With changes in the region, and with new dynamics of change in the North Atlantic, how might Australia rethink its defense policy?
It is clear that the current government has put in place a fundamental transformation of Australian defense policy with the RAAF being significantly modernized, the navy recapitalized but a decade away from seeing the force transformation to be deployed and Army reworking how best to contribute to the transformation effort.
This provides a solid foundation for the way ahead but how best to proceed in the future as the foundation is transformed?
Clearly, a key aspect will be thinking through longer range strike and defense in depth capabilities. In fact, the two might be combined as Australia looks to build a 21st century version of operating from flexible basing throughout Australia as fixed bases become high value targets.
Might the Army become a key force operating land based longer range strike and building up its capabilities to defend mobile air bases?
These are issues which we will explore in the coming months.
But during this visit to Australia, we had a chance to meet with Paul Dibb, emeritus professor of strategic studies at the Strategic and Defence Studies Centre which is part of the Australian National University.
And during that meeting, he brought to our attention a piece c0-authored last year with Richard Brabin-Smith which provided an interesting look at rethinking Australia’s defense policy in the new strategic era.
What follows is the executive summary to that paper published by the Australian Strategic Policy Institute.
Australia’s strategic outlook is deteriorating and, for the first time since World War II, we face an increased prospect of threat from a major power.
This means that a major change in Australia’s approach to the management of strategic risk is needed.
Strategic risk is a grey area in which governments need to make critical assessments of capability, motive and intent. Over recent decades, judgements in this area have relied heavily on the conclusion that the capabilities required for a serious assault on Australia simply did not exist in our region.
In contrast, in the years ahead, the level of capability able to be brought to bear against Australia will increase, so judgements relating to contingencies and the associated warning time will need to rely less on evidence of capability and more on assessments of motive and intent. Such areas for judgement are inherently ambiguous and uncertain.
In particular, China’s economic and political influence continues to grow, and its program of military modernisation and expansion is ambitious.
The latter means that the comfortable judgements of previous years about the limited levels of capability within our region are no longer appropriate. The potential warning time is now shorter, because capability levels are higher and will increase yet further.
This observation applies both to shorter term contingencies and, increasingly, to more serious contingencies credible in the foreseeable future.
It’s important not to designate China as inevitably hostile to Australia, and to recognise in any case that there would be constraints on the expansion of its military influence.
Beyond the short to medium term, there would be intrinsic difficulties in operating in waters potentially dominated by Indian anti-access capabilities, and there’s potential, too, for Indonesia to develop significant sea-denial capabilities.

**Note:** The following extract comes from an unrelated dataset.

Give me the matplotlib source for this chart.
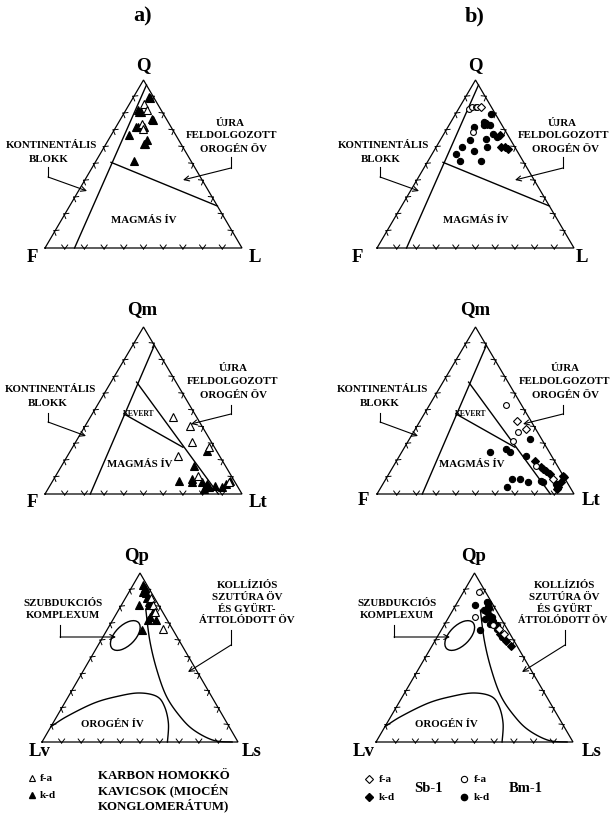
import numpy as np
import matplotlib
matplotlib.use("Agg")
import matplotlib.pyplot as plt
from matplotlib.patches import Ellipse

SERIF = "Liberation Serif"

# ---------------------------------------------------------------- data
# Q-F-L compositions (%), given as (Q, F, L)
qfl_karbon_fa = [(86, 7, 7), (82, 7, 11), (74, 14, 12), (71, 15, 14)]
qfl_karbon_kd = [(90, 2, 8), (89, 2, 9), (82, 12, 6), (81, 11, 8), (81, 12, 7),
                 (77, 7, 16), (76, 7, 17), (72, 18, 10), (72, 17, 11), (72, 14, 14),
                 (67, 24, 9), (64, 16, 20), (62, 18, 20), (62, 19, 19), (52, 29, 19)]
qfl_sb1_fa = [(84, 5, 11)]
qfl_sb1_kd = [(74, 7, 19), (67, 4, 29), (60, 7, 33), (60, 5, 35), (59, 4, 37)]
qfl_bm1_fa = [(83, 12, 5), (84, 10, 6), (84, 8, 8), (84, 7, 9), (69, 17, 14)]
qfl_bm1_kd = [(80, 2, 18), (75, 8, 17), (73, 6, 21), (73, 9, 18), (72, 15, 13),
              (68, 7, 25), (66, 6, 28), (64, 21, 15), (65, 12, 23), (60, 27, 13),
              (58, 22, 20), (60, 14, 26), (56, 32, 12), (52, 32, 16), (52, 21, 27)]

# Qm-F-Lt compositions (%), given as (Qm, F, Lt)
qmflt_karbon_fa = [(46, 12, 42), (41, 6, 53), (31, 10, 59), (23, 21, 56),
                   (28, 3, 69), (11, 17, 72), (7, 3, 90)]
qmflt_karbon_kd = [(26, 5, 69), (17, 16, 67), (8, 28, 64), (7, 22, 71), (9, 21, 70),
                   (7, 17, 76), (5, 16, 79), (6, 15, 79), (4, 15, 81), (5, 11, 84),
                   (4, 8, 88), (6, 5, 89), (8, 2, 90), (3, 18, 79)]
qmflt_sb1_fa = [(44, 7, 49), (39, 5, 56), (9, 6, 85)]
qmflt_sb1_kd = [(20, 10, 70), (16, 9, 75), (15, 8, 77), (14, 7, 79), (12, 6, 82),
                (10, 0, 90), (11, 0, 89), (7, 3, 90), (4, 6, 90), (3, 7, 90)]
qmflt_bm1_fa = [(53, 8, 39), (37, 10, 53), (32, 15, 53), (17, 11, 72)]
qmflt_bm1_kd = [(33, 6, 61), (27, 21, 52), (25, 20, 55), (25, 30, 45), (23, 13, 64),
                (9, 27, 64), (9, 23, 68), (7, 20, 73), (4, 32, 64), (8, 13, 79),
                (7, 12, 81), (6, 6, 88)]

# Qp-Lv-Ls compositions (%), given as (Qp, Lv, Ls)
qplvls_karbon_fa = [(85, 2, 13), (81, 3, 16), (77, 4, 19), (67, 5, 28)]
qplvls_karbon_kd = [(93, 2, 5), (91, 2, 7), (89, 4, 7), (88, 3, 9), (85, 4, 11),
                    (83, 4, 13), (81, 5, 14), (81, 10, 9), (78, 4, 18), (74, 8, 18),
                    (72, 6, 22), (72, 10, 18), (66, 16, 18)]
qplvls_sb1_fa = [(67, 4, 29), (64, 3, 33)]
qplvls_sb1_kd = [(72, 5, 23), (64, 5, 31), (60, 4, 36), (57, 3, 40)]
qplvls_bm1_fa = [(89, 3, 8), (74, 13, 13), (69, 6, 25)]
qplvls_bm1_kd = [(81, 9, 10), (66, 14, 20), (83, 2, 15), (82, 2, 16), (80, 3, 17),
                 (79, 3, 18), (78, 6, 16), (77, 5, 18), (75, 5, 20), (74, 4, 22),
                 (73, 8, 19), (71, 5, 24), (70, 7, 23), (69, 4, 27), (67, 5, 28),
                 (62, 5, 33)]

# field boundaries (same ternary order as the data)
qfl_continental = [(97, 0, 3), (0, 85, 15)]
qfl_recycled = [(51, 41, 8), (25, 0, 75)]
qmflt_continental = [(89, 0, 11), (0, 77, 23)]
qmflt_mixed_upper = [(67, 20, 13), (0, 12, 88)]
qmflt_mixed_lower = [(48, 36, 16), (28, 16, 56)]
qplvls_collision = [(78, 8, 14), (60, 15, 25), (43, 20, 37), (27, 23, 50),
                    (15, 22, 63), (7, 19, 74), (1, 12, 87), (0, 3, 97)]
qplvls_arc = [(9, 91, 0), (15, 80, 5), (23, 62, 15), (27, 48, 25), (29, 36, 35),
              (27, 28, 45), (21, 27, 52), (11, 30, 59), (0, 36, 64)]
qplvls_subduction = (63, 26, 11)

# --------------------------------------------------------------- layout
# triangle frames: left corner x, base y, base width, height (pixels)
FRAMES = {
    "a_top": (45, 248, 197, 168), "b_top": (377, 248, 197, 168),
    "a_mid": (45, 494, 197, 167), "b_mid": (377, 494, 197, 167),
    "a_bot": (42, 742, 196, 169), "b_bot": (376, 742, 197, 169),
}

fig = plt.figure(figsize=(6.14, 8.13), dpi=100)
ax = fig.add_axes([0, 0, 1, 1])
ax.set_xlim(0, 614)
ax.set_ylim(813, 0)
ax.axis("off")


def tern(frame, comps):
    """(top, left, right) percentages -> pixel coordinates inside a frame."""
    xl, yb, w, h = FRAMES[frame]
    c = np.atleast_2d(np.asarray(comps, float))
    s = c.sum(axis=1)
    a = c[:, 0] / s
    r = c[:, 2] / s
    return xl + w * (r + a / 2), yb - h * a


def smooth(xs, ys, n=14):
    pts = np.column_stack([xs, ys])
    P = np.vstack([pts[0], pts, pts[-1]])
    out = []
    for i in range(1, len(P) - 2):
        p0, p1, p2, p3 = P[i - 1], P[i], P[i + 1], P[i + 2]
        for t in np.linspace(0, 1, n, endpoint=False):
            out.append(0.5 * (2 * p1 + (-p0 + p2) * t
                              + (2 * p0 - 5 * p1 + 4 * p2 - p3) * t * t
                              + (-p0 + 3 * p1 - 3 * p2 + p3) * t ** 3))
    out.append(pts[-1])
    out = np.array(out)
    return out[:, 0], out[:, 1]


def triangle(frame):
    xl, yb, w, h = FRAMES[frame]
    V = np.array([[xl, yb], [xl + w / 2, yb - h], [xl + w, yb]])
    ax.plot(*np.vstack([V, V[:1]]).T, color="black", lw=0.9,
            solid_joinstyle="miter")
    centre = V.mean(axis=0)
    for i in range(3):
        p0, p1 = V[i], V[(i + 1) % 3]
        t = (p1 - p0) / np.linalg.norm(p1 - p0)
        nrm = np.array([-t[1], t[0]])
        if np.dot(centre - p0, nrm) < 0:
            nrm = -nrm
        for k in range(1, 10):
            p = p0 + (p1 - p0) * k / 10
            tip = p - 1.0 * nrm
            for sgn in (-1, 1):
                end = tip + 4.0 * nrm + sgn * 3.0 * t
                ax.plot([tip[0], end[0]], [tip[1], end[1]], color="black", lw=0.7)


def bline(frame, comps, curved=False):
    x, y = tern(frame, comps)
    if curved:
        x, y = smooth(x, y)
    ax.plot(x, y, color="black", lw=1.0)


def label(x, y, s, size=7.8, **kw):
    ax.text(x, y, s, ha="center", va="center", fontsize=size,
            fontweight="bold", family=SERIF, **kw)


def elbow(pts):
    pts = np.asarray(pts, float)
    ax.plot(pts[:-1, 0], pts[:-1, 1], color="black", lw=0.8)
    ax.annotate("", xy=pts[-1], xytext=pts[-2],
                arrowprops=dict(arrowstyle="->", lw=0.8, color="black",
                                mutation_scale=9, shrinkA=0, shrinkB=0))


def scatter(frame, comps, marker, filled, size):
    x, y = tern(frame, comps)
    ax.plot(x, y, linestyle="none", marker=marker, markersize=size,
            markerfacecolor="black" if filled else "white",
            markeredgecolor="black", markeredgewidth=0.8)


# ------------------------------------------------------------- drawing
label(143, 16, "a)", size=16)
label(475, 16, "b)", size=16)

for f in FRAMES:
    triangle(f)

# Q-F-L
for f, dx in (("a_top", 0), ("b_top", 332)):
    bline(f, qfl_continental)
    bline(f, qfl_recycled)
    label(144 + dx, 220, "MAGMÁS ÍV")
    label(51 + dx, 146, "KONTINENTÁLIS")
    label(49 + dx, 159, "BLOKK")
    elbow([(48 + dx, 167), (48 + dx, 177), (87 + dx, 191)])
    label(230 + dx, 123, "ÚJRA")
    label(232 + dx, 136, "FELDOLGOZOTT")
    label(234 + dx, 149, "OROGÉN ÖV")
    elbow([(231 + dx, 157), (231 + dx, 168), (183 + dx, 180)])

label(143, 66, "Q", size=13.5)
label(32, 257, "F", size=13.5)
label(255, 257, "L", size=13.5)
label(475, 66, "Q", size=13.5)
label(357, 257, "F", size=13.5)
label(582, 257, "L", size=13.5)

# Qm-F-Lt
for f, dx in (("a_mid", 0), ("b_mid", 332)):
    bline(f, qmflt_continental)
    bline(f, qmflt_mixed_upper)
    bline(f, qmflt_mixed_lower)
    label(139 + dx, 414, "KEVERT", size=5.5)
    label(140 + dx, 464, "MAGMÁS ÍV")
    label(50 + dx, 389, "KONTINENTÁLIS")
    label(48 + dx, 403, "BLOKK")
    elbow([(48 + dx, 413), (48 + dx, 422), (86 + dx, 436)])
    label(233 + dx, 368, "ÚJRA")
    label(233 + dx, 381, "FELDOLGOZOTT")
    label(233 + dx, 395, "OROGÉN ÖV")
    elbow([(231 + dx, 405), (231 + dx, 414), (191 + dx, 424)])

label(142, 310, "Qm", size=13.5)
label(32, 502, "F", size=13.5)
label(258, 502, "Lt", size=13.5)
label(475, 310, "Qm", size=13.5)
label(363, 500, "F", size=13.5)
label(591, 500, "Lt", size=13.5)

# Qp-Lv-Ls
for f, dx in (("a_bot", 0), ("b_bot", 334)):
    bline(f, qplvls_collision, curved=True)
    bline(f, qplvls_arc, curved=True)
    ex, ey = tern(f, qplvls_subduction)
    ax.add_patch(Ellipse((ex[0], ey[0]), 37, 20, angle=-45, fill=False,
                         edgecolor="black", lw=1.0))
    label(112 + dx, 724, "OROGÉN ÍV")
    label(63 + dx, 603, "SZUBDUKCIÓS")
    label(63 + dx, 615, "KOMPLEXUM")
    elbow([(60 + dx, 625), (60 + dx, 637), (116 + dx, 637)])
    cx = 247 + dx if dx == 0 else 564
    label(cx, 585, "KOLLÍZIÓS")
    label(cx, 597, "SZUTÚRA ÖV")
    label(cx, 609, "ÉS GYÜRT-" if dx == 0 else "ÉS GYÜRT")
    label(cx - (0 if dx == 0 else 1), 620, "ÁTTOLÓDOTT ÖV",
          size=7.8 if dx == 0 else 7.3)
    elbow([(231 + dx, 630), (231 + dx, 645), (188 + dx, 672)])

label(137, 556, "Qp", size=13.5)
label(40, 751, "Lv", size=13.5)
label(252, 751, "Ls", size=13.5)
label(474, 556, "Qp", size=13.5)
label(364, 751, "Lv", size=13.5)
label(592, 751, "Ls", size=13.5)

# samples
scatter("a_top", qfl_karbon_kd, "^", True, 5.5)
scatter("a_top", qfl_karbon_fa, "^", False, 5.5)
scatter("a_mid", qmflt_karbon_kd, "^", True, 5.5)
scatter("a_mid", qmflt_karbon_fa, "^", False, 5.5)
scatter("a_bot", qplvls_karbon_kd, "^", True, 5.5)
scatter("a_bot", qplvls_karbon_fa, "^", False, 5.5)

for f, sb_fa, sb_kd, bm_fa, bm_kd in (
        ("b_top", qfl_sb1_fa, qfl_sb1_kd, qfl_bm1_fa, qfl_bm1_kd),
        ("b_mid", qmflt_sb1_fa, qmflt_sb1_kd, qmflt_bm1_fa, qmflt_bm1_kd),
        ("b_bot", qplvls_sb1_fa, qplvls_sb1_kd, qplvls_bm1_fa, qplvls_bm1_kd)):
    scatter(f, bm_kd, "o", True, 4.5)
    scatter(f, sb_kd, "D", True, 4.5)
    scatter(f, bm_fa, "o", False, 4.2)
    scatter(f, sb_fa, "D", False, 4.2)

# legends
ax.plot([32], [778], linestyle="none", marker="^", markersize=5,
        markerfacecolor="white", markeredgecolor="black", markeredgewidth=0.8)
ax.plot([32], [795], linestyle="none", marker="^", markersize=5,
        markerfacecolor="black", markeredgecolor="black")
ax.text(40, 778, "f-a", fontsize=8, fontweight="bold", family=SERIF, va="center")
ax.text(40, 795, "k-d", fontsize=8, fontweight="bold", family=SERIF, va="center")
for i, line in enumerate(["KARBON HOMOKKÖ", "KAVICSOK (MIOCÉN",
                          "KONGLOMERÁTUM)"]):
    ax.text(98, 776 + i * 14.5, line, fontsize=9.3, fontweight="bold",
            family=SERIF, va="center")

for x0, mk, name in ((369, "D", "Sb-1"), (464, "o", "Bm-1")):
    ax.plot([x0], [779], linestyle="none", marker=mk, markersize=4.5,
            markerfacecolor="white", markeredgecolor="black", markeredgewidth=0.8)
    ax.plot([x0], [797], linestyle="none", marker=mk, markersize=4.5,
            markerfacecolor="black", markeredgecolor="black")
    ax.text(x0 + 10, 779, "f-a", fontsize=8, fontweight="bold", family=SERIF,
            va="center")
    ax.text(x0 + 10, 797, "k-d", fontsize=8, fontweight="bold", family=SERIF,
            va="center")
    ax.text(x0 + 45, 788, name, fontsize=10.5, fontweight="bold", family=SERIF,
            va="center")

fig.savefig("out.png", dpi=100, facecolor="white")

Nevertheless, China’s aggressive policies towards the South China Sea and elsewhere are grounds for concern that it seeks political domination over countries in its region, including countries in Southeast Asia and including Australia.
It’s China, therefore, that could come to pose serious challenges for Australian defence policy.
We need also to keep a watchful eye on Indonesia against the possibility that Islamist extremism will come to dominate that country.
This isn’t the country’s current trajectory, but the security consequences for Australia of such a development would be severe, especially if Indonesia over the years ahead were to become a major regional power.
How should Australia respond?
Contingencies that are credible in the shorter term could now be characterised by higher levels of intensity and technological sophistication than those of earlier decades.
This means that readiness and sustainability need to be increased: we need higher training levels, a demonstrable and sustainable surge capacity, increased stocks of munitions, more maintenance spares, a robust fuel supply system, and modernised operational bases, especially in the north of Australia.
For the longer term, the key issue is whether there’s a sound basis for the timely expansion of the ADF.
In many ways, the expansion base is impressive, in that relevant capabilities already exist or are in the forward program, although not necessarily in the right numbers.
Matters that would benefit from specific examination include the development of an Australian equivalent of an anti-access and area denial capability (especially for our vulnerable northern and western approaches) and an improved capacity for antisubmarine warfare.
In summary, the prospect of shortened warning times now needs to be a major factor in today’s defence planning.
Much more thought needs to be given to planning for the expansion of the ADF and its capacity to engage in high-intensity conflict in our own defence—in a way that we haven’t previously had to consider.
Planning for the defence of Australia needs to take the new realities into account, including by re-examining the ADF’s preparedness levels and the lead-times for key elements of the expansion base.
The conduct of operations further afield, and Defence’s involvement in counterterrorism, must not be allowed to distract either from the effort that needs to go into this planning or from the funding that enhanced capabilities will require.